As planters are “getting after it” across the country, many people have been upgrading their old toolbars with new precision, high-speed equipment. These upgrades have drastically changed the planting game for row-crop farmers. Now you can have your cake — with 99.9% accuracy — and eat it, too — up to a 10 miles per hour planting speed.
How many acres you can cover in a given period of time is one thing, but doing it with super-high accuracy and perfect planting depth was unheard of 10 years ago. These new planting technologies have changed planting row crops going forward, but what about cereals, legumes, and grasses? Have these small-seed crops been left in the high-speed planter’s dust?
Box drills remain
We haven’t seen a lot of changes with box drills over the years. All drills essentially still work in somewhat the same fashion. Some farmers will still broadcast their seed and drag or disk it in just to get across acres faster. Both drilling and broadcasting remain effective ways to seed, but we have had a few new players and innovations enter the market in the past few years that not everyone has heard about.
One of the simplest innovations in most box-type drills has been improved down pressure settings. Some companies use different springs while others are now pneumatic. Either of these enables the double-disc drill to cut through the heavy residue left from today’s high-yielding crops. This saves the need for the additional coulter in previous no-till units. Of course, it is important to be able to get through the residue while maintaining a proper planting depth. I encourage you to take a look at the new designs of the same older drill you currently run, and most likely, you will be impressed.
For those of you who still like to broadcast your seed, the rising popularity of vertical tillage and high-speed disks has drastically improved germination rates. Many farmers can now plant lower rates — closer to that of a grain drill — and still get a great stand. This is mainly due to the fact that both of these units are able to run at shallow depths. Certain high-speed disks can run as shallow as 1 inch, level the surface, and still move all of the soil to fully incorporate the seed and firm up the seedbed with the weight of the rear rollers.
The latest and newest player is the air seeder. I’m not talking about the large 80-foot air drills for the North. I’m referring to the air seeders that can be mounted on other implements and can seed rates as low as 3 pounds to the acre.
The small air seeders can be mounted on vertical tillage units, rolling harrows, and high-speed disks. Some companies even have a thatch drill designed to lightly cover or scratch in grass seeds. These units have amazing accuracy and can cover widths up to 60 feet. Several of the newer brands are from Europe, where they have been used for years. They are just new to North America. One popular brand is from a Canadian manufacturer.

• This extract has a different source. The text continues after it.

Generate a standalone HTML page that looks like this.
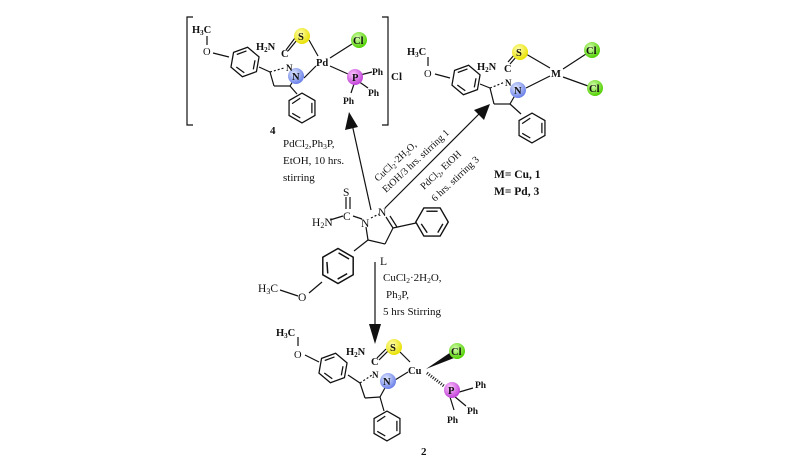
<!DOCTYPE html>
<html><head><meta charset="utf-8"><style>
html,body{margin:0;padding:0;background:#fff;}
svg{display:block;}
text{font-family:"Liberation Serif",serif;fill:#111;}
.b{font-weight:bold;}
</style></head><body>
<svg width="792" height="473" viewBox="0 0 792 473" xmlns="http://www.w3.org/2000/svg">
<defs>
<g id="hx" fill="none" stroke="#111" stroke-width="1.1">
<polygon points="13,0 6.5,11.26 -6.5,11.26 -13,0 -6.5,-11.26 6.5,-11.26"/>
<line x1="8.7" y1="1.5" x2="4.6" y2="8.5"/>
<line x1="-3.8" y1="8.6" x2="-8.6" y2="1.5"/>
<line x1="-4.5" y1="-8.6" x2="4.5" y2="-8.6"/>
</g>
<radialGradient id="gy" cx="40%" cy="35%" r="65%"><stop offset="0" stop-color="#ffffb0"/><stop offset="1" stop-color="#e8e000"/></radialGradient>
<radialGradient id="gg" cx="40%" cy="35%" r="65%"><stop offset="0" stop-color="#d8ffb0"/><stop offset="1" stop-color="#50d000"/></radialGradient>
<radialGradient id="gb" cx="40%" cy="35%" r="65%"><stop offset="0" stop-color="#e0e8ff"/><stop offset="1" stop-color="#6a80e8"/></radialGradient>
<radialGradient id="gp" cx="40%" cy="35%" r="65%"><stop offset="0" stop-color="#ffc8ff"/><stop offset="1" stop-color="#c040d8"/></radialGradient>
</defs>

<g stroke="#111" stroke-width="1.2" fill="none">
<!-- ===== complex 4 ===== -->
<polyline points="193,17 187,17 187,125 193,125"/>
<polyline points="382,17 388,17 388,125 382,125"/>
<line x1="207" y1="36" x2="207" y2="45"/>
<line x1="213" y1="53" x2="229" y2="57"/>
<line x1="259" y1="67" x2="270" y2="72"/>
<line x1="270" y1="72" x2="274" y2="86"/>
<line x1="274" y1="86" x2="290" y2="86"/>
<line x1="290" y1="86" x2="296" y2="76"/>
<line x1="270" y1="72" x2="284" y2="68" stroke-dasharray="2,2"/>
<line x1="290" y1="86" x2="297" y2="94"/>
<line x1="304" y1="78" x2="316" y2="66"/>
<line x1="309" y1="40" x2="318" y2="56"/>
<line x1="330" y1="58" x2="352" y2="44"/>
<line x1="330" y1="66" x2="348" y2="74"/>
<line x1="288" y1="51" x2="297" y2="40"/>
<line x1="286" y1="50" x2="295" y2="38"/>
<line x1="360" y1="75" x2="372" y2="72"/>
<line x1="358" y1="81" x2="368" y2="88"/>
<line x1="354" y1="84" x2="351" y2="93"/>

<!-- ===== complex 1/3 ===== -->
<line x1="428" y1="57" x2="428" y2="66"/>
<line x1="435" y1="74" x2="450" y2="78"/>
<line x1="480" y1="84" x2="490" y2="88"/>
<line x1="490" y1="88" x2="494" y2="104"/>
<line x1="494" y1="104" x2="510" y2="104"/>
<line x1="510" y1="104" x2="518" y2="90"/>
<line x1="490" y1="88" x2="505" y2="82" stroke-dasharray="2,2"/>
<line x1="510" y1="104" x2="521" y2="114"/>
<line x1="526" y1="88" x2="550" y2="76"/>
<line x1="526" y1="54" x2="550" y2="68"/>
<line x1="563" y1="69" x2="586" y2="54"/>
<line x1="563" y1="77" x2="588" y2="86"/>
<line x1="510" y1="64" x2="517" y2="56"/>
<line x1="508" y1="62" x2="515" y2="54"/>

<!-- ===== ligand L ===== -->
<line x1="346" y1="197" x2="346" y2="209"/>
<line x1="350" y1="197" x2="350" y2="209"/>
<line x1="330" y1="220" x2="343" y2="216"/>
<line x1="353" y1="216" x2="362" y2="219"/>
<line x1="371" y1="218" x2="379" y2="214" stroke-dasharray="2,2"/>
<line x1="386" y1="217" x2="393" y2="228"/>
<line x1="390" y1="216" x2="397" y2="227"/>
<line x1="393" y1="228" x2="385" y2="244"/>
<line x1="385" y1="244" x2="368" y2="240"/>
<line x1="368" y1="240" x2="366" y2="227"/>
<line x1="393" y1="228" x2="416" y2="223"/>
<line x1="368" y1="240" x2="354" y2="251"/>
<line x1="322" y1="282" x2="309" y2="293"/>
<line x1="298" y1="296" x2="280" y2="290"/>

<!-- ===== complex 2 ===== -->
<line x1="298" y1="337" x2="298" y2="346"/>
<line x1="305" y1="355" x2="319" y2="362"/>
<line x1="348" y1="375" x2="360" y2="383"/>
<line x1="360" y1="383" x2="365" y2="398"/>
<line x1="365" y1="398" x2="380" y2="397"/>
<line x1="380" y1="397" x2="386" y2="386"/>
<line x1="360" y1="383" x2="372" y2="375" stroke-dasharray="2,2"/>
<line x1="380" y1="397" x2="384" y2="411"/>
<line x1="395" y1="380" x2="408" y2="372"/>
<line x1="400" y1="352" x2="410" y2="362"/>
<line x1="377" y1="358" x2="386" y2="349"/>
<line x1="379" y1="360" x2="388" y2="351"/>
<line x1="456" y1="393" x2="473" y2="388"/>
<line x1="454" y1="396" x2="466" y2="406"/>
<line x1="450" y1="397" x2="454" y2="410"/>
<line x1="427" y1="373" x2="444" y2="386" stroke-dasharray="1,1.5" stroke-width="3"/>

<!-- ===== arrows ===== -->
<line x1="371" y1="210" x2="352" y2="124"/>
<line x1="385" y1="208" x2="480" y2="113"/>
<line x1="375" y1="262" x2="375" y2="326"/>
</g>
<polygon points="426,369 451,352 454,358" fill="#111"/>
<polygon points="349,112 345,130 358,127" fill="#111"/>
<polygon points="490,104 474,110 484,120" fill="#111"/>
<polygon points="375,344 369,324 381,324" fill="#111"/>

<!-- rings -->
<use href="#hx" transform="translate(245,62) rotate(-20) scale(1.15)"/>
<use href="#hx" transform="translate(302,108) rotate(90) scale(1.15)"/>
<use href="#hx" transform="translate(466,80) rotate(-20) scale(1.15)"/>
<use href="#hx" transform="translate(532,128) rotate(90) scale(1.15)"/>
<use href="#hx" transform="translate(432,222) scale(1.25)"/>
<use href="#hx" transform="translate(338,266) rotate(30) scale(1.35)"/>
<use href="#hx" transform="translate(333,368) rotate(-20) scale(1.15)"/>
<use href="#hx" transform="translate(387,426) rotate(90) scale(1.15)"/>

<!-- balls -->
<circle cx="302" cy="36" r="8" fill="url(#gy)"/>
<circle cx="359" cy="40" r="8" fill="url(#gg)"/>
<circle cx="296" cy="76" r="8" fill="url(#gb)"/>
<circle cx="355" cy="77" r="8" fill="url(#gp)"/>
<circle cx="520" cy="52" r="8" fill="url(#gy)"/>
<circle cx="592" cy="50" r="8" fill="url(#gg)"/>
<circle cx="595" cy="88" r="8" fill="url(#gg)"/>
<circle cx="518" cy="90" r="8" fill="url(#gb)"/>
<circle cx="394" cy="347" r="8" fill="url(#gy)"/>
<circle cx="457" cy="351" r="8" fill="url(#gg)"/>
<circle cx="388" cy="381" r="8" fill="url(#gb)"/>
<circle cx="452" cy="390" r="8" fill="url(#gp)"/>

<g font-size="10.5">
<text x="192" y="33" class="b">H<tspan font-size="7" dy="2">3</tspan><tspan dy="-2">C</tspan></text>
<text x="203" y="55">O</text>
<text x="256" y="50" class="b">H<tspan font-size="7" dy="2">2</tspan><tspan dy="-2">N</tspan></text>
<text x="281" y="57" class="b">C</text>
<text x="286" y="71" class="b" font-size="9">N</text>
<text x="298" y="40" class="b">S</text>
<text x="353" y="44" class="b">Cl</text>
<text x="292" y="80" class="b">N</text>
<text x="316" y="66" class="b">Pd</text>
<text x="352" y="81" class="b">P</text>
<text x="372" y="75" class="b" font-size="9.5">Ph</text>
<text x="368" y="96" class="b" font-size="9.5">Ph</text>
<text x="343" y="104" class="b" font-size="9.5">Ph</text>
<text x="391" y="80" class="b" font-size="11">Cl</text>
<text x="270" y="134" class="b" font-size="11">4</text>
</g>
<g font-size="10.5">
<text x="407" y="55" class="b">H<tspan font-size="7" dy="2">3</tspan><tspan dy="-2">C</tspan></text>
<text x="424" y="77">O</text>
<text x="477" y="70" class="b">H<tspan font-size="7" dy="2">2</tspan><tspan dy="-2">N</tspan></text>
<text x="504" y="72" class="b">C</text>
<text x="505" y="86" class="b" font-size="9">N</text>
<text x="516" y="56" class="b">S</text>
<text x="586" y="54" class="b">Cl</text>
<text x="551" y="77" class="b">M</text>
<text x="589" y="92" class="b">Cl</text>
<text x="514" y="94" class="b">N</text>
<text x="494" y="178" class="b" font-size="11.5">M= Cu, 1</text>
<text x="494" y="195" class="b" font-size="11.5">M= Pd, 3</text>
</g>
<g font-size="11.5">
<text x="343" y="196">S</text>
<text x="343" y="220">C</text>
<text x="312" y="226">H<tspan font-size="8" dy="2">2</tspan><tspan dy="-2">N</tspan></text>
<text x="361" y="227">N</text>
<text x="378" y="216">N</text>
<text x="298" y="301">O</text>
<text x="258" y="292">H<tspan font-size="8" dy="2">3</tspan><tspan dy="-2">C</tspan></text>
<text x="380" y="265">L</text>
</g>
<g font-size="10.5">
<text x="276" y="336" class="b">H<tspan font-size="7" dy="2">3</tspan><tspan dy="-2">C</tspan></text>
<text x="294" y="358">O</text>
<text x="346" y="355" class="b">H<tspan font-size="7" dy="2">2</tspan><tspan dy="-2">N</tspan></text>
<text x="371" y="365" class="b">C</text>
<text x="372" y="378" class="b" font-size="9">N</text>
<text x="390" y="351" class="b">S</text>
<text x="451" y="355" class="b">Cl</text>
<text x="408" y="374" class="b">Cu</text>
<text x="383" y="385" class="b">N</text>
<text x="448" y="394" class="b">P</text>
<text x="475" y="388" class="b" font-size="9.5">Ph</text>
<text x="467" y="414" class="b" font-size="9.5">Ph</text>
<text x="447" y="423" class="b" font-size="9.5">Ph</text>
<text x="421" y="455" class="b" font-size="11">2</text>
</g>
<g font-size="11">
<text x="283" y="147">PdCl<tspan font-size="7.5" dy="2">2</tspan><tspan dy="-2">,Ph</tspan><tspan font-size="7.5" dy="2">3</tspan><tspan dy="-2">P,</tspan></text>
<text x="283" y="164">EtOH, 10 hrs.</text>
<text x="283" y="181">stirring</text>
<text x="383" y="281">CuCl<tspan font-size="7.5" dy="2">2</tspan><tspan dy="-2">·2H</tspan><tspan font-size="7.5" dy="2">2</tspan><tspan dy="-2">O,</tspan></text>
<text x="386" y="298">Ph<tspan font-size="7.5" dy="2">3</tspan><tspan dy="-2">P,</tspan></text>
<text x="383" y="315">5 hrs Stirring</text>
</g>
<g font-size="10">
<text transform="translate(378,182) rotate(-43)">CuCl<tspan font-size="7" dy="2">2</tspan><tspan dy="-2">·2H</tspan><tspan font-size="7" dy="2">2</tspan><tspan dy="-2">O,</tspan></text>
<text transform="translate(386,193) rotate(-43)">EtOH/3 hrs. stirring 1</text>
<text transform="translate(424,190) rotate(-43)">PdCl<tspan font-size="7" dy="2">2</tspan><tspan dy="-2">, EtOH</tspan></text>
<text transform="translate(435,202) rotate(-43)">6 hrs. stirring 3</text>
</g>
</svg>
</body></html>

The hoppers on these units can be loaded with a seed tender and have one or two metering rolls that measure the seed coming out. Once they are calibrated, they are the most accurate seeding tool I’ve seen for small grass and legume seeds. Another use for these units can also be to incorporate pop-up fertilizer. We have mounted these units on planters and also used them on high-speed disks to incorporate the fertilizer or micronutrients in one pass. Farmers are interested in saving trips wherever they can, and this is one way to do it.
I have seen firsthand how helpful and handy air seeders can be. You’re not necessarily reinventing the wheel but adding another wheel to the tools that you already have. With the price of equipment continuing to go up, I think it’s important to make sure that you can fully utilize each piece of equipment that you own — maybe even cut down on the total number as well. Take a look at some of the new add-ons, and I think you will be impressed just as I have been.
Have a great spring planting season!